住宅金融の動向を住宅ローン新規貸出額でみると,全国銀行及び相互銀行は前年比で59年5.5%増の後,60年には51.9%の大幅増となった。また,住宅金融公庫は7.1%減となり,住宅金融専門会社は18.8%増となった。以上の結果,全国銀行,相互銀行,住宅金融公庫,住宅金融専門会社の新規貸出額の合計でみると,前年比20.4%増と大幅に増加した。
最近の地価の推移を地価公示でみると,全用途の全国平均の対前年上昇率は,58年4.7%,59年3.0%,60年2.4%と年を追って鈍化していたが,61年には2.6%となり,6年ぶりに前年の上昇率を上回った。

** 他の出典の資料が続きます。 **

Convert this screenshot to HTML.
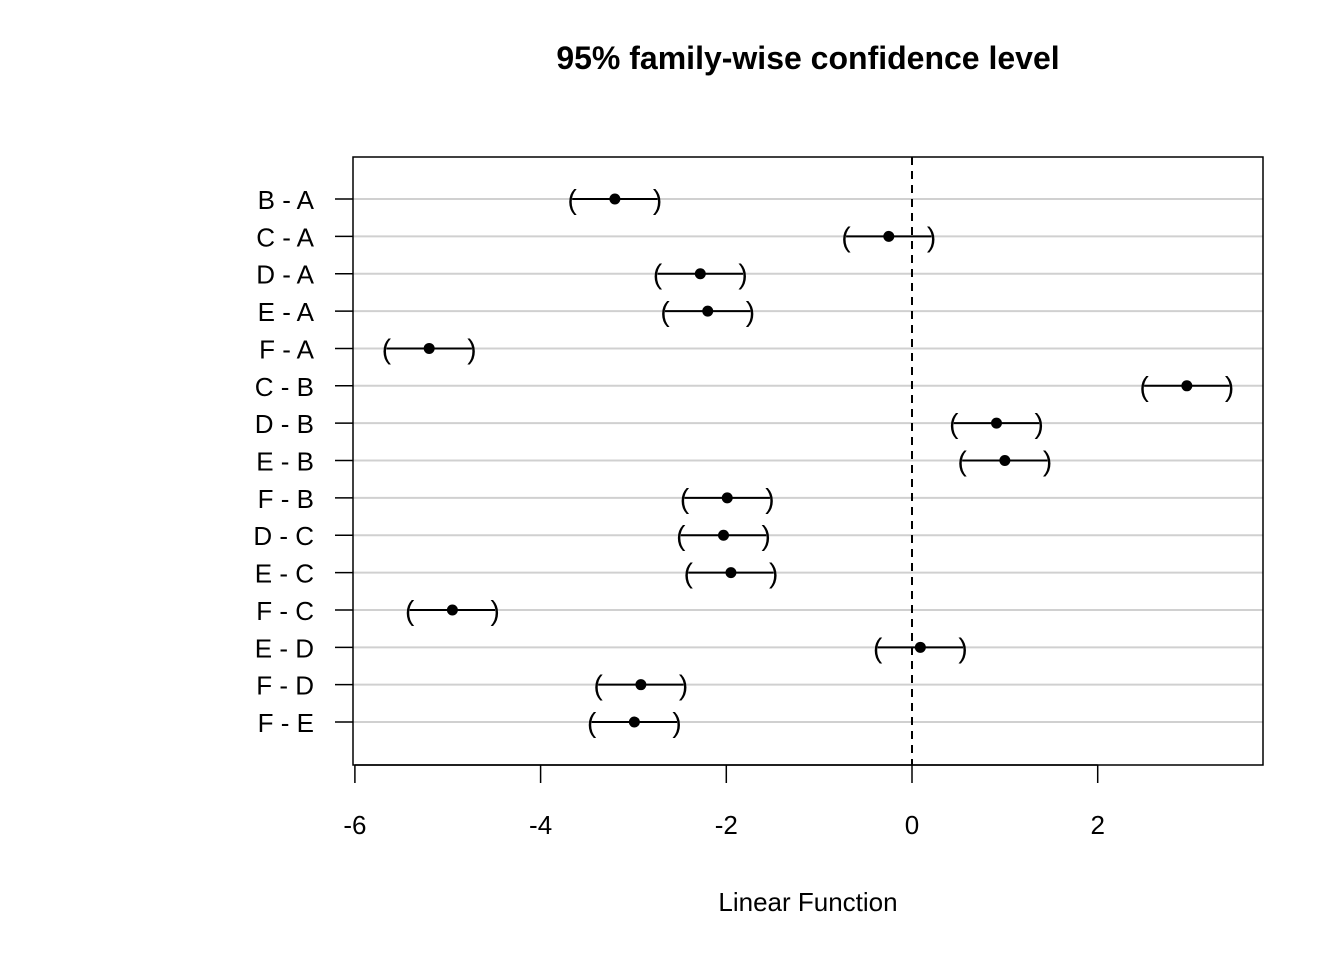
<!DOCTYPE html>
<html><head><meta charset="utf-8"><style>
body{margin:0;background:#fff}
svg text{font-family:"Liberation Sans",Arial,sans-serif;fill:#000}
</style></head><body>
<svg id="chart" width="1344" height="960" xmlns="http://www.w3.org/2000/svg">
<text x="808" y="69" text-anchor="middle" font-size="32" font-weight="bold">95% family-wise confidence level</text>
<g id="grid"></g>
<g id="marks"></g>
<rect x="353" y="157" width="910" height="608" fill="none" stroke="#000" stroke-width="1.5"/>
<g id="axes"></g>
<text x="808" y="911" text-anchor="middle" font-size="26">Linear Function</text>
</svg>
<script>
const categories=["B - A","C - A","D - A","E - A","F - A","C - B","D - B","E - B","F - B","D - C","E - C","F - C","E - D","F - D","F - E"];
const estimates=[-3.20,-0.25,-2.28,-2.20,-5.20,2.96,0.91,1.00,-1.99,-2.03,-1.95,-4.95,0.09,-2.92,-2.99];
const lowers=[-3.66,-0.71,-2.74,-2.66,-5.66,2.50,0.45,0.54,-2.45,-2.49,-2.41,-5.41,-0.37,-3.38,-3.45];
const uppers=[-2.74,0.21,-1.82,-1.74,-4.74,3.42,1.37,1.46,-1.53,-1.57,-1.49,-4.49,0.55,-2.46,-2.53];
const xTicks=[-6,-4,-2,0,2];
const NS="http://www.w3.org/2000/svg";
const xs=v=>912+v*92.85;
const ys=i=>199+i*37.36;
function mk(t,a,p){const e=document.createElementNS(NS,t);for(const k in a)e.setAttribute(k,a[k]);p.appendChild(e);return e;}
const grid=document.getElementById('grid'),marks=document.getElementById('marks'),axes=document.getElementById('axes');
categories.forEach((c,i)=>{
  const y=ys(i);
  const g=mk('line',{x1:353,x2:1263,y1:y,y2:y,stroke:'#d0d0d0','stroke-width':2},grid);
  
  
  const t=mk('line',{x1:335,x2:353,y1:y,y2:y,stroke:'#000','stroke-width':1.5},axes);
  
  
  const l=mk('text',{x:314,y:y+10,'text-anchor':'end','font-size':26},axes);l.textContent=c;
  
  
  const seg=mk('line',{x1:xs(lowers[i]),x2:xs(uppers[i]),y1:y,y2:y,stroke:'#000','stroke-width':2},marks);
  
  
  const lp=mk('text',{x:xs(lowers[i]),y:y+10,'text-anchor':'middle','font-size':28},marks);lp.textContent='(';
  
  
  const rp=mk('text',{x:xs(uppers[i]),y:y+10,'text-anchor':'middle','font-size':28},marks);rp.textContent=')';
  
  
  const d=mk('circle',{cx:xs(estimates[i]),cy:y,r:5.5,fill:'#000'},marks);
  
  
});
const zl=mk('line',{x1:xs(0),x2:xs(0),y1:157,y2:765,stroke:'#000','stroke-width':2,'stroke-dasharray':'8,6'},marks);


const ax=mk('line',{x1:xs(-6),x2:xs(2),y1:765,y2:765,stroke:'#000','stroke-width':1.5},axes);


xTicks.forEach(v=>{
  const t=mk('line',{x1:xs(v),x2:xs(v),y1:765,y2:783,stroke:'#000','stroke-width':1.5},axes);
  
  
  const l=mk('text',{x:xs(v),y:834,'text-anchor':'middle','font-size':26},axes);l.textContent=String(v);
  
  
});
</script>
</body></html>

61年の地価公示による対前年上昇率を用途別にみると,住宅地,宅地見込地,準工業地はそれぞれ2.2%,1.6%,2.3%であったのに対して商業地は5.1%と前年の上昇率を上回った。また,これらの用途の上昇率は,市街化調整区域内宅地1.3%に比べて相対的に高いものとなっている。特に東京圏の商業地は12.5%となり,地価上昇の2極化傾向が一層明らかになってきた。
地域別に全用途平均の動きをみると,三大圏の上昇率が3.5%と地方の上昇率1.8%を上回っており,なかでも東京圏の上昇率が4.1%と三大圏の中でも最高となっている。